REQUIREMENT: In the listing below, locate the lines bearing the word "this". Copy every one of them.

PROVIDED DATA:

***

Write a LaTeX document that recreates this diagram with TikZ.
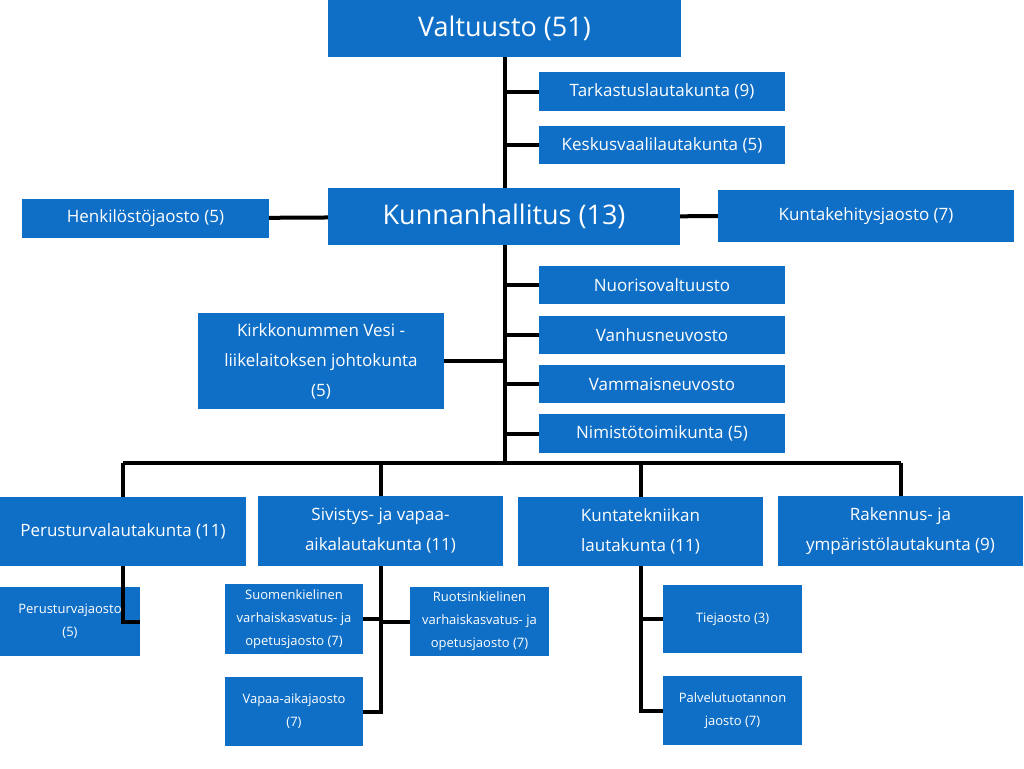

***

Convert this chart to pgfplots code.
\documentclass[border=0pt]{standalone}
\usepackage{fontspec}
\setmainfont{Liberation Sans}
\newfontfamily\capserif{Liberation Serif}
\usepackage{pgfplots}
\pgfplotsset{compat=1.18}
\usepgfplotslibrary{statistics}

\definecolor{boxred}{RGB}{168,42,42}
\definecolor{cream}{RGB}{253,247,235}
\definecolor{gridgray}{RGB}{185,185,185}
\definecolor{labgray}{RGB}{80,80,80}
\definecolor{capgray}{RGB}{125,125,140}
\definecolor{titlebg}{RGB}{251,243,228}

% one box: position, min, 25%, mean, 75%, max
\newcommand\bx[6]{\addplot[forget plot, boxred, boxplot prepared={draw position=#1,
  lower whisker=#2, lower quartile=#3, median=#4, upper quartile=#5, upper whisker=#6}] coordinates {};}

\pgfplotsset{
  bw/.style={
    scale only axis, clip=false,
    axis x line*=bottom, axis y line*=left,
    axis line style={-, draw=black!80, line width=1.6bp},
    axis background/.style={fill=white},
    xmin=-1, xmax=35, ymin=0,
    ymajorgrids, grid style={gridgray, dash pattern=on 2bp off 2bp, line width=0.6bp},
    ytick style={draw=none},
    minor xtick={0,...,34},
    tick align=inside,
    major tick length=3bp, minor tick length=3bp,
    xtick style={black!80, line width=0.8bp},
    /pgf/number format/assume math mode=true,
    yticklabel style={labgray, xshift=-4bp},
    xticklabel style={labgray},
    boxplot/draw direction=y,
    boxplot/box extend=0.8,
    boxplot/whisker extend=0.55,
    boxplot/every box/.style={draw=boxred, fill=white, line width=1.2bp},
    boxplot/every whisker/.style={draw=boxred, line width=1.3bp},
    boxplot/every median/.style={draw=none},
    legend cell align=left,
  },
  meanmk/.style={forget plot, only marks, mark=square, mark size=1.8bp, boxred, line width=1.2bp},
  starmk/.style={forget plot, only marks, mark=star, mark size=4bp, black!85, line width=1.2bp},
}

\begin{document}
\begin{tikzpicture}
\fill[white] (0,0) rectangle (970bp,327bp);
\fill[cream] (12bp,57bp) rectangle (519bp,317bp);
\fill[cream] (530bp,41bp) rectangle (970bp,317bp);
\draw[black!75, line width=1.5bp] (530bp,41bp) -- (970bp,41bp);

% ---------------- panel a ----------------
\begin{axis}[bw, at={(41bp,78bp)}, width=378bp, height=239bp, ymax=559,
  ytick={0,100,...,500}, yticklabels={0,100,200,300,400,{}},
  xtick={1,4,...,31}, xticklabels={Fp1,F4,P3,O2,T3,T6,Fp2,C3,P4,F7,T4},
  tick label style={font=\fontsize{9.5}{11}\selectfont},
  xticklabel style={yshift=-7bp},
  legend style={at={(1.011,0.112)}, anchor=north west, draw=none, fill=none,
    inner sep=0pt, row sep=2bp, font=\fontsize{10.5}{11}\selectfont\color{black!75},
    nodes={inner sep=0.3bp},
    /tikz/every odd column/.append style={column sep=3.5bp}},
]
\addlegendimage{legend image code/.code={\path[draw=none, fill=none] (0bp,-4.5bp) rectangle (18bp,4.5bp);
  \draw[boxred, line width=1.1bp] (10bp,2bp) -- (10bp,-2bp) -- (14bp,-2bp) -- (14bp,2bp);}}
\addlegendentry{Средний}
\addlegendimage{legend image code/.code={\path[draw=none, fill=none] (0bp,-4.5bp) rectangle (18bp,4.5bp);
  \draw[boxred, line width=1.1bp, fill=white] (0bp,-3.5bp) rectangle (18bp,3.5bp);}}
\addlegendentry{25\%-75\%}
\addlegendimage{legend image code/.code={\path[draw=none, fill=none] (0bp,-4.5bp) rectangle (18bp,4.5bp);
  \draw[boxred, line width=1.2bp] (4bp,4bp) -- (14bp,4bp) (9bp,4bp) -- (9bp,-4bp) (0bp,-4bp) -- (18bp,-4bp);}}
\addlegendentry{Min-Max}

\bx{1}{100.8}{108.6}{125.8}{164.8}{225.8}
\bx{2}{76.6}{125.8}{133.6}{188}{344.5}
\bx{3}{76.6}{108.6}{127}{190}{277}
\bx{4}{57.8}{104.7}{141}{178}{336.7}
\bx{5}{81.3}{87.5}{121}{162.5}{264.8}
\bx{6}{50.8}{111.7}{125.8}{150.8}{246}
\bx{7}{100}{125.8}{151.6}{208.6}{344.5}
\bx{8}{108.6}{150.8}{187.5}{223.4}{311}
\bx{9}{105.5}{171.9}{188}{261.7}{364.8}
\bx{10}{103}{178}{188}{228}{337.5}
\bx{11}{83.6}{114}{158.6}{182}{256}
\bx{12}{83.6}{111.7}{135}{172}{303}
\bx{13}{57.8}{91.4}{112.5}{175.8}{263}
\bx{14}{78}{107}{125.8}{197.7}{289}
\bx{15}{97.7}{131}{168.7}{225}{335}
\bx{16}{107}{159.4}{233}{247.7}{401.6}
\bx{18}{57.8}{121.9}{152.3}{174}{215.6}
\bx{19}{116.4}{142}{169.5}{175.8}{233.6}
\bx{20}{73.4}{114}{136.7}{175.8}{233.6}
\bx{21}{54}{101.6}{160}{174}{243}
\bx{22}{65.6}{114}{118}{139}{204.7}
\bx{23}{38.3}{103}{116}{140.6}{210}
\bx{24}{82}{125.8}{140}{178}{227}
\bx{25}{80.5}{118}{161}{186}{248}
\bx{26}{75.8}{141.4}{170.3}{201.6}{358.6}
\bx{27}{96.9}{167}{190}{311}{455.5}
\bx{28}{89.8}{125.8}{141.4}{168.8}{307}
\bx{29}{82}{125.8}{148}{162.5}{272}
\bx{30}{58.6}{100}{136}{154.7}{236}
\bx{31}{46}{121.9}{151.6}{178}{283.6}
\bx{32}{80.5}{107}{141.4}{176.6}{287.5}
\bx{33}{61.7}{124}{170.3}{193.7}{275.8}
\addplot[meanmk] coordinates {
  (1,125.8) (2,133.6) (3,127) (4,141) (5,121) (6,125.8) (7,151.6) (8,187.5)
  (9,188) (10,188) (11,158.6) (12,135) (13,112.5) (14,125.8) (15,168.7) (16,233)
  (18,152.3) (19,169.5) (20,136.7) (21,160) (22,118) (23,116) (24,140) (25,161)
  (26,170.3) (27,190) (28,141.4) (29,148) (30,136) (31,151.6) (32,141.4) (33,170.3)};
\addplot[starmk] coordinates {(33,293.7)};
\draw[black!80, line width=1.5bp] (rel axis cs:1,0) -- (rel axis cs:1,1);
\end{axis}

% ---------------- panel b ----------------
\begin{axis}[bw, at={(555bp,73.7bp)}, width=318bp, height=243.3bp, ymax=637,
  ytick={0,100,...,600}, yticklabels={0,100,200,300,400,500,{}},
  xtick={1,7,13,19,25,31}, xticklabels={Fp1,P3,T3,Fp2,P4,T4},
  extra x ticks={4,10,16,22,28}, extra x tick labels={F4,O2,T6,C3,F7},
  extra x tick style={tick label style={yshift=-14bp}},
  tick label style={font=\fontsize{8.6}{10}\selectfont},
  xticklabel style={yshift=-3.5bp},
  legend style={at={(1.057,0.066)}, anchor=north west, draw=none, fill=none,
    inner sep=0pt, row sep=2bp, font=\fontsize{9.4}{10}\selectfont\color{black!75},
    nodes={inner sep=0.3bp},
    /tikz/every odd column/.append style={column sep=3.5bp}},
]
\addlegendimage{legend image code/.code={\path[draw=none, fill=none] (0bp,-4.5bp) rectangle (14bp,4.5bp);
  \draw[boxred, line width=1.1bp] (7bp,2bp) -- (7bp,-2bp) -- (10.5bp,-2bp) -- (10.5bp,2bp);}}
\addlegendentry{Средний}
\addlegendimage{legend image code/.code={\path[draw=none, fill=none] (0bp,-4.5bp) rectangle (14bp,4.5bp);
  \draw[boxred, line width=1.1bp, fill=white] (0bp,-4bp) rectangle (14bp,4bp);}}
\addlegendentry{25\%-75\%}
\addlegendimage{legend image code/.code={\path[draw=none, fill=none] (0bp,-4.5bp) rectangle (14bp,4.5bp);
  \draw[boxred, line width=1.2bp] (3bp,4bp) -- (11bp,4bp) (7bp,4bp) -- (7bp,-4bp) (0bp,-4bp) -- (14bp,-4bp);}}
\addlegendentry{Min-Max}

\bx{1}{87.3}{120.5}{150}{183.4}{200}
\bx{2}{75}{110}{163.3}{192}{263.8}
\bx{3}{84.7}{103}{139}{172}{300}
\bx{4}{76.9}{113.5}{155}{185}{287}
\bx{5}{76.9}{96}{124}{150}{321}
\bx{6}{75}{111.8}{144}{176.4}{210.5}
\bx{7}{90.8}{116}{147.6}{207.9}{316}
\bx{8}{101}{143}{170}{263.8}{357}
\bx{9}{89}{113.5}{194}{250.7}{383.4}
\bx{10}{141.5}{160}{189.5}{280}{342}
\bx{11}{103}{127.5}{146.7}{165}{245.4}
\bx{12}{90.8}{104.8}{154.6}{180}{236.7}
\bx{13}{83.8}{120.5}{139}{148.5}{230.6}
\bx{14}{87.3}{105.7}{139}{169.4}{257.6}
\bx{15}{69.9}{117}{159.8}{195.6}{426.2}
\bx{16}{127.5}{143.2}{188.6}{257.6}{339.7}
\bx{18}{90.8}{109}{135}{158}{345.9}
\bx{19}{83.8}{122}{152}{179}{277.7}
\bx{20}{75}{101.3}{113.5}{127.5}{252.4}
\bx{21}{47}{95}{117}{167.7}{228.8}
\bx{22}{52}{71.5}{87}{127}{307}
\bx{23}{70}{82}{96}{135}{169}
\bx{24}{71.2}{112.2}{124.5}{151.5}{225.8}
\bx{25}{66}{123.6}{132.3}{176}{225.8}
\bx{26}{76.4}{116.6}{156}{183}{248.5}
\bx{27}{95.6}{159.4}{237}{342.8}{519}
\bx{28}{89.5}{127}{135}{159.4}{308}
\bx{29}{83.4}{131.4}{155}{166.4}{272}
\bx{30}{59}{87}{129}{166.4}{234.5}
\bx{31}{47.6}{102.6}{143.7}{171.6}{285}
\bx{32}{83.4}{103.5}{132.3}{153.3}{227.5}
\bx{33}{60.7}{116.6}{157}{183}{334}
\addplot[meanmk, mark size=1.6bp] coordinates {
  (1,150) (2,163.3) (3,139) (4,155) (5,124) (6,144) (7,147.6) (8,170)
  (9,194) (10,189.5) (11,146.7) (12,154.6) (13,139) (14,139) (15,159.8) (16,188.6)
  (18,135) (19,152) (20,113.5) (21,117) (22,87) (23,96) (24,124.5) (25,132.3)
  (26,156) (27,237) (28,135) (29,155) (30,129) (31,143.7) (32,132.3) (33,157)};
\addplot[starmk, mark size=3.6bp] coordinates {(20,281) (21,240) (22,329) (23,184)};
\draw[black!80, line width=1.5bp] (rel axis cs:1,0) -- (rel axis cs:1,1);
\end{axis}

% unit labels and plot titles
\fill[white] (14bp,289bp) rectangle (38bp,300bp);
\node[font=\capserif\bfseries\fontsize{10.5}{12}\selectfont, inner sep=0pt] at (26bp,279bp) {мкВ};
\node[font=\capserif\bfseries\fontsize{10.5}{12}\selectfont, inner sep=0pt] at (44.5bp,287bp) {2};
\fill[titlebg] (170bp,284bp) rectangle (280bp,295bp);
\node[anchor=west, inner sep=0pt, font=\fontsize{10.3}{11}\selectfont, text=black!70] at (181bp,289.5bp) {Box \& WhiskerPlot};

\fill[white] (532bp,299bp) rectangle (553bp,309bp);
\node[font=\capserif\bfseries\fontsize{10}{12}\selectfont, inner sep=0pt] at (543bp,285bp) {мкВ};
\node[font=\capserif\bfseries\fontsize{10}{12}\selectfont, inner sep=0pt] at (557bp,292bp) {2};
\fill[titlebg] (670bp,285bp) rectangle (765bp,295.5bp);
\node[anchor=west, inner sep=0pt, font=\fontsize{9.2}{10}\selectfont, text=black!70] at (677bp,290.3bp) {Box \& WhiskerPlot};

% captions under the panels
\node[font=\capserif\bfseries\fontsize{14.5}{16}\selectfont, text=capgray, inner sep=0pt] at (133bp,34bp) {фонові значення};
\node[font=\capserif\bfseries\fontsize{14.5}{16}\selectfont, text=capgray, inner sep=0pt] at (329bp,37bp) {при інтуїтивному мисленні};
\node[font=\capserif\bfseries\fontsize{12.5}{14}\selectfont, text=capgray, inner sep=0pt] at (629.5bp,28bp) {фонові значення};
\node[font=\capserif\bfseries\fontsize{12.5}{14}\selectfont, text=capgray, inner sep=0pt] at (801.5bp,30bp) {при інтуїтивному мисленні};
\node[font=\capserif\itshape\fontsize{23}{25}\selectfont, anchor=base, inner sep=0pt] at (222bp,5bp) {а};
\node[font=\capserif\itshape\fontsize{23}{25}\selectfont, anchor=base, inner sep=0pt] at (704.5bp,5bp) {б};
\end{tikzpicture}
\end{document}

***

COMPLETE RESPONSE:
Write a LaTeX document that recreates this diagram with TikZ.
Convert this chart to pgfplots code.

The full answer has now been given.